AIM OF THE EXERCISE: Print only the lines from the top of the data through the line with "width=130.5pt,minimum height=55.5pt,above=45pt of", both included, skipping every picture.

STORED DATA:
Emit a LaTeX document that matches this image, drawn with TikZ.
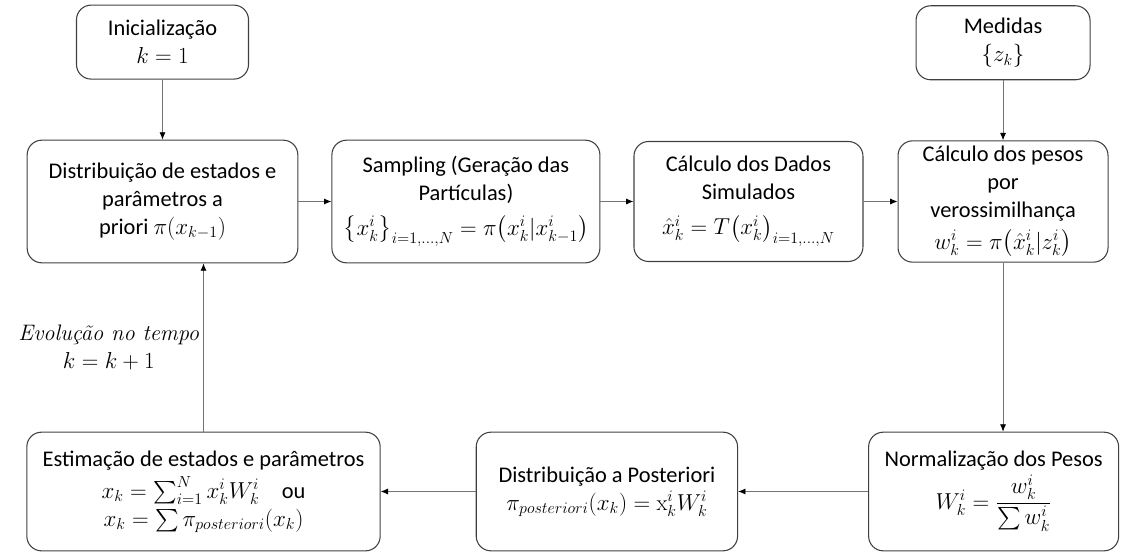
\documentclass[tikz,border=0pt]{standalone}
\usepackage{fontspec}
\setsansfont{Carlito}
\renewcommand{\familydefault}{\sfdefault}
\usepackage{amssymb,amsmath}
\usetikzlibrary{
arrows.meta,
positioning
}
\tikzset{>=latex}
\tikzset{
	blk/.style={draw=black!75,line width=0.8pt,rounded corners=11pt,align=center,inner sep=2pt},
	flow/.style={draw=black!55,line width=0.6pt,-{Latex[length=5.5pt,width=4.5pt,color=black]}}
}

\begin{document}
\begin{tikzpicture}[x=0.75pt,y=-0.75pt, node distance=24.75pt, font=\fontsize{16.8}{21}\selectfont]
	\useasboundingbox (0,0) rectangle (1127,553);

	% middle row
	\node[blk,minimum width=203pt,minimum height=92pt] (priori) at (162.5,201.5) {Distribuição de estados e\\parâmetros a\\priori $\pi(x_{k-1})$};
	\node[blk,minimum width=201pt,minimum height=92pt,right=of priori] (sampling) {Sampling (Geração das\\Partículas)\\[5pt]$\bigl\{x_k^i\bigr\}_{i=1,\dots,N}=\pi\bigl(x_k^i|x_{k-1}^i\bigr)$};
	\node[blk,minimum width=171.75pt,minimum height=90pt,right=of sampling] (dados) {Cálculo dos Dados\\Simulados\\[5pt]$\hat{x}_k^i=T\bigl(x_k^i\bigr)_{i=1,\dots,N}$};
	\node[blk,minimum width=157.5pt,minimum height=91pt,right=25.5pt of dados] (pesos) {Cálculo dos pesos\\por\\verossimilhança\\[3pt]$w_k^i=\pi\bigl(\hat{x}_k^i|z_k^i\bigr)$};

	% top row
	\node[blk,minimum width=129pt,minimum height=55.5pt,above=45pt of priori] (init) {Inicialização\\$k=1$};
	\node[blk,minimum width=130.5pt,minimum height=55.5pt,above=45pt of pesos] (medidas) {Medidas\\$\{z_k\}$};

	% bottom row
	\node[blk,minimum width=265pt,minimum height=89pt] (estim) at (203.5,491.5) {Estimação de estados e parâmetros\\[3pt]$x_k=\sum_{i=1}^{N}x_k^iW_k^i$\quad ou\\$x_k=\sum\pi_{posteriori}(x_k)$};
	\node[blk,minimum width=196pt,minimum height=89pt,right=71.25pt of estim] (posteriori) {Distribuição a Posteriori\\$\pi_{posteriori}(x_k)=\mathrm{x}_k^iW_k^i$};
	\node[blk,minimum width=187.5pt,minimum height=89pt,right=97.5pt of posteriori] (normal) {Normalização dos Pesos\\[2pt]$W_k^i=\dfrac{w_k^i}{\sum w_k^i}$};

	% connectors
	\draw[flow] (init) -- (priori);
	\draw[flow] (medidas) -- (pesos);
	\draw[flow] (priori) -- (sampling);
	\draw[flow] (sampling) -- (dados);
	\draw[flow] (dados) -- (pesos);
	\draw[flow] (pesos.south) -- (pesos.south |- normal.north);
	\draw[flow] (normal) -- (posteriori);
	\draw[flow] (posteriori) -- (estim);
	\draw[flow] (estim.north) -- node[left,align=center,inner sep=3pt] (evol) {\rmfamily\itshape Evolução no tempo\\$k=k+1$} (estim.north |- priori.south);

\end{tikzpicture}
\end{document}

RESPONSE TO THIS EXERCISE:
Emit a LaTeX document that matches this image, drawn with TikZ.
\documentclass[tikz,border=0pt]{standalone}
\usepackage{fontspec}
\setsansfont{Carlito}
\renewcommand{\familydefault}{\sfdefault}
\usepackage{amssymb,amsmath}
\usetikzlibrary{
arrows.meta,
positioning
}
\tikzset{>=latex}
\tikzset{
	blk/.style={draw=black!75,line width=0.8pt,rounded corners=11pt,align=center,inner sep=2pt},
	flow/.style={draw=black!55,line width=0.6pt,-{Latex[length=5.5pt,width=4.5pt,color=black]}}
}

\begin{document}
\begin{tikzpicture}[x=0.75pt,y=-0.75pt, node distance=24.75pt, font=\fontsize{16.8}{21}\selectfont]
	\useasboundingbox (0,0) rectangle (1127,553);

	% middle row
	\node[blk,minimum width=203pt,minimum height=92pt] (priori) at (162.5,201.5) {Distribuição de estados e\\parâmetros a\\priori $\pi(x_{k-1})$};
	\node[blk,minimum width=201pt,minimum height=92pt,right=of priori] (sampling) {Sampling (Geração das\\Partículas)\\[5pt]$\bigl\{x_k^i\bigr\}_{i=1,\dots,N}=\pi\bigl(x_k^i|x_{k-1}^i\bigr)$};
	\node[blk,minimum width=171.75pt,minimum height=90pt,right=of sampling] (dados) {Cálculo dos Dados\\Simulados\\[5pt]$\hat{x}_k^i=T\bigl(x_k^i\bigr)_{i=1,\dots,N}$};
	\node[blk,minimum width=157.5pt,minimum height=91pt,right=25.5pt of dados] (pesos) {Cálculo dos pesos\\por\\verossimilhança\\[3pt]$w_k^i=\pi\bigl(\hat{x}_k^i|z_k^i\bigr)$};

	% top row
	\node[blk,minimum width=129pt,minimum height=55.5pt,above=45pt of priori] (init) {Inicialização\\$k=1$};
	\node[blk,minimum width=130.5pt,minimum height=55.5pt,above=45pt of pesos] (medidas) {Medidas\\$\{z_k\}$};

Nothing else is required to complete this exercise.